Is there a middle class girl who grew up in the 1970s and 1980s who did not get a bootlegged copy of “Are you There God? It’s Me, Margaret”? I suppose some girls had the book on their shelves or hidden in their closet, but it seemed that most of us borrowed it – either from one of the previously mentioned girls or from the one really brave girl who checked it out of the library (the days before self-check out!) and quickly passed it around the clan.
I ran across this title when I read Scholastic’s recently released 100 Best Books list: http://www.scholastic.com/100books/ I was stunned to see that the “Little House” books had been removed, as well as some Dr. Seuss books. But there was good old Judy Blume and her shocker of a book. I thought: “it has been forever since I read that book and I can’t remember what was so bad about it.” I posted that on my Facebook page and got many similar responses – along with a few “read it and tell me about it!”
With the boldness of a 40-year-old woman, I checked out the book at my local library. I honestly didn’t remember why it was so scandalous – something with a first period, getting a bra, boys maybe? And why did parents hate it so? And, frankly, I can’t remember my mom ever even mentioning the book (or any of her books), but I just knew that it was a book you did not want to get caught holding. (And yet, when Noa had to read Blume’s “Tales of a Fourth Grade Nothing” for Battle of the Books in fourth grade, I gasped a bit. Not because that is a bad book, but I find Judy Blume is a slippery slope. It starts with “Tales…” and moves to “Are you There God?...” and then quickly to “Blubber” and then before you know it – “Forever”!!!
Short refresher: Margaret is a 6th grade girl (when 6th grade was still elementary school) who moves to New Jersey from New York. She is an only child and the book navigates her year as she falls in with three other girls who call themselves the Four PTS’s (pre-teen sensations!!) and deals with her extended family drama. You may remember the girls’ nightly “exercises” (“we must, we must, we must increase our bust!”) and Margaret’s struggle with trying to figure out if she is “any religion.” Of course, not much depth to the book, but it hits on many things. For the sake of dear Judy, I will begin with the positives:
The author does try to assure girls that what they are dealing with is normal: the awkwardness of simultaneously wanting to be grown up but also fearing it; the desperate desire for a bra, especially before your friends get theirs; the crying fits and boys who suddenly catch their eye; the unfortunate queen bee syndrome that hits in pre-adolescents. For those things, I will give Judy Blume credit – she makes a young girl go “whew! I thought I was the only one!” Some parents may not want their kid reading about this information and I get that – but it should encourage parents to have these conversations early (when appropriate, of course) instead of waiting until too late. We all know that the first info we get is taken are truth until we are told differently – these young girl issues are not to be tackled late. Sorry, off the soapbox now.

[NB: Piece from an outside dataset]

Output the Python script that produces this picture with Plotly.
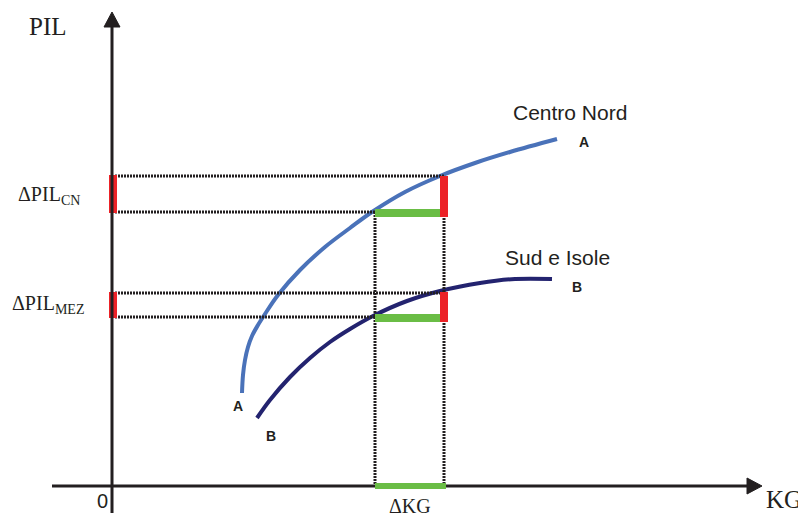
import plotly.graph_objects as go

# ---- data (schematic units: KG on x, PIL on y; origin at the axes crossing) ----
cn_kg = [130, 131, 133, 136, 140, 146, 153, 166, 188, 213, 238, 260, 293, 328, 363, 398, 445]
cn_pil = [93, 111, 126, 139, 150, 161, 172, 191, 216, 239, 258, 274, 294, 310, 323, 334, 347]
mez_kg = [145, 158, 178, 198, 218, 238, 261, 295, 328, 368, 403, 440]
mez_pil = [68, 86, 109, 128, 144, 157, 170, 185, 195, 203, 207, 207]

kg0, kg1 = 263, 332
pil_cn0, pil_cn1 = 274, 310
pil_mez0, pil_mez1 = 169, 193

BLUE = "#4a72b9"
NAVY = "#23236f"
RED = "#ec2227"
GREEN = "#6abd45"
BLACK = "#231f20"
SERIF = "Liberation Serif"
SANS = "Liberation Sans"

fig = go.Figure()

shapes = []
dot = dict(color=BLACK, width=3, dash="2px,1px")

def seg(x0, y0, x1, y1, line, layer="above"):
    shapes.append(dict(type="line", x0=x0, y0=y0, x1=x1, y1=y1, xref="x", yref="y",
                       line=line, layer=layer))

# dotted guides
seg(3, pil_cn1, kg1, pil_cn1, dot)
seg(3, pil_cn0, kg0, pil_cn0, dot)
seg(3, pil_mez1, kg1, pil_mez1, dot)
seg(3, pil_mez0, kg0, pil_mez0, dot)
seg(kg0, 2, kg0, pil_cn0, dot)
seg(kg1, 2, kg1, pil_cn1, dot)

# green bars
seg(kg0, pil_cn0 - 1, kg1, pil_cn0 - 1, dict(color=GREEN, width=8))
seg(kg0, pil_mez0 - 1, kg1, pil_mez0 - 1, dict(color=GREEN, width=8))

# red bars
seg(kg1, pil_cn0 - 5, kg1, pil_cn1, dict(color=RED, width=8))
seg(kg1, pil_mez0 - 5, kg1, pil_mez1 + 1, dict(color=RED, width=8))
seg(1, pil_cn0 - 1, 1, pil_cn1 + 1, dict(color=RED, width=8))
seg(1, pil_mez0 - 1, 1, pil_mez1 + 1, dict(color=RED, width=8))

# axes
seg(0, -30, 0, 459, dict(color=BLACK, width=3))
seg(-60, 0, 635, 0, dict(color=BLACK, width=3))
# green on x axis
seg(kg0, 0, kg1 + 2, 0, dict(color=GREEN, width=6))

# arrow heads
shapes.append(dict(type="path", path="M -8 459 L 8 459 L 0 474 Z", xref="x", yref="y",
                   fillcolor=BLACK, line=dict(color=BLACK, width=1)))
shapes.append(dict(type="path", path="M 635 8 L 635 -8 L 650 0 Z", xref="x", yref="y",
                   fillcolor=BLACK, line=dict(color=BLACK, width=1)))

fig.add_trace(go.Scatter(x=cn_kg, y=cn_pil, mode="lines",
                         line=dict(color=BLUE, width=4, shape="spline", smoothing=1.0),
                         hoverinfo="skip", showlegend=False))
fig.add_trace(go.Scatter(x=mez_kg, y=mez_pil, mode="lines",
                         line=dict(color=NAVY, width=4, shape="spline", smoothing=1.0),
                         hoverinfo="skip", showlegend=False))

ann = []
def txt(x, y, s, family, size, bold=False, **kw):
    ann.append(dict(x=x, y=y, xref="x", yref="y", text=("<b>%s</b>" % s) if bold else s,
                    showarrow=False, font=dict(family=family, size=size, color=BLACK), **kw))

txt(-64, 460, "PIL", SERIF, 25)
txt(672, -13, "KG", SERIF, 25)
txt(-63, 291, "ΔPIL<sub>CN</sub>", SERIF, 20)
txt(-64, 182, "ΔPIL<sub>MEZ</sub>", SERIF, 20)
txt(298, -20, "ΔKG", SERIF, 20)
txt(-10, -15, "0", SANS, 20)
txt(458, 374, "Centro Nord", SANS, 21)
txt(445, 229, "Sud e Isole", SANS, 21)
txt(472, 344, "A", SANS, 14, bold=True)
txt(465, 199, "B", SANS, 14, bold=True)
txt(126, 80, "A", SANS, 14, bold=True)
txt(159, 50, "B", SANS, 14, bold=True)

# the page body has an 8px margin, so the figure is shrunk and the ranges offset by 8px
fig.update_layout(
    width=798, height=505, margin=dict(l=0, r=0, t=0, b=0),
    paper_bgcolor="white", plot_bgcolor="white",
    xaxis=dict(range=[-104, 694], visible=False, fixedrange=True),
    yaxis=dict(range=[-27, 478], visible=False, fixedrange=True),
    shapes=shapes, annotations=ann, showlegend=False,
)

fig.write_html("out.html")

But this context then sets up other issues that are then also seen as normal, and this is where a parent probably has issue. Yes, questioning one’s body, a parent’s religion and the opposite sex is normal; but to put out other questionable “facts” and issues at the same time insinuates that all is normal. That Margaret flippantly mentions her dad’s “Playboy” magazines around the house, that families won’t get along if they are of different religions, that 12-year-old co-ed, virtually un-chaperoned parties are normal – uh, hold up there, Judy! Now I get where all the moms go nuts on her! Yes, Playboy magazines in the house are very 1970s, I get that, but that a father peruses pornography is played off as normal. That a 12-year-old should expect to be put in a closet with a boy at a party and shop for sanitary napkins with your friends (including the belt!) Yes, some information is dated, but it is also not the way many of us would choose to raise our kids. We are a more proactive generation with our children when it comes to educating them this way, but this book puts all these things off as the norm – and at an age when a kid wants to be normal (except where they choose to be different), this is setting them on a different course than many of us would want.
So, as a mom, I would not want my kid reading this book. As an adult who did read this book as a kid, it was a return to my childhood – but I saw very clearly why this book is simultaneously on the Scholastic 100 Best Books list (which, according to the president, is meant to be controversial and incite conversation) as well as on multiple banned book lists.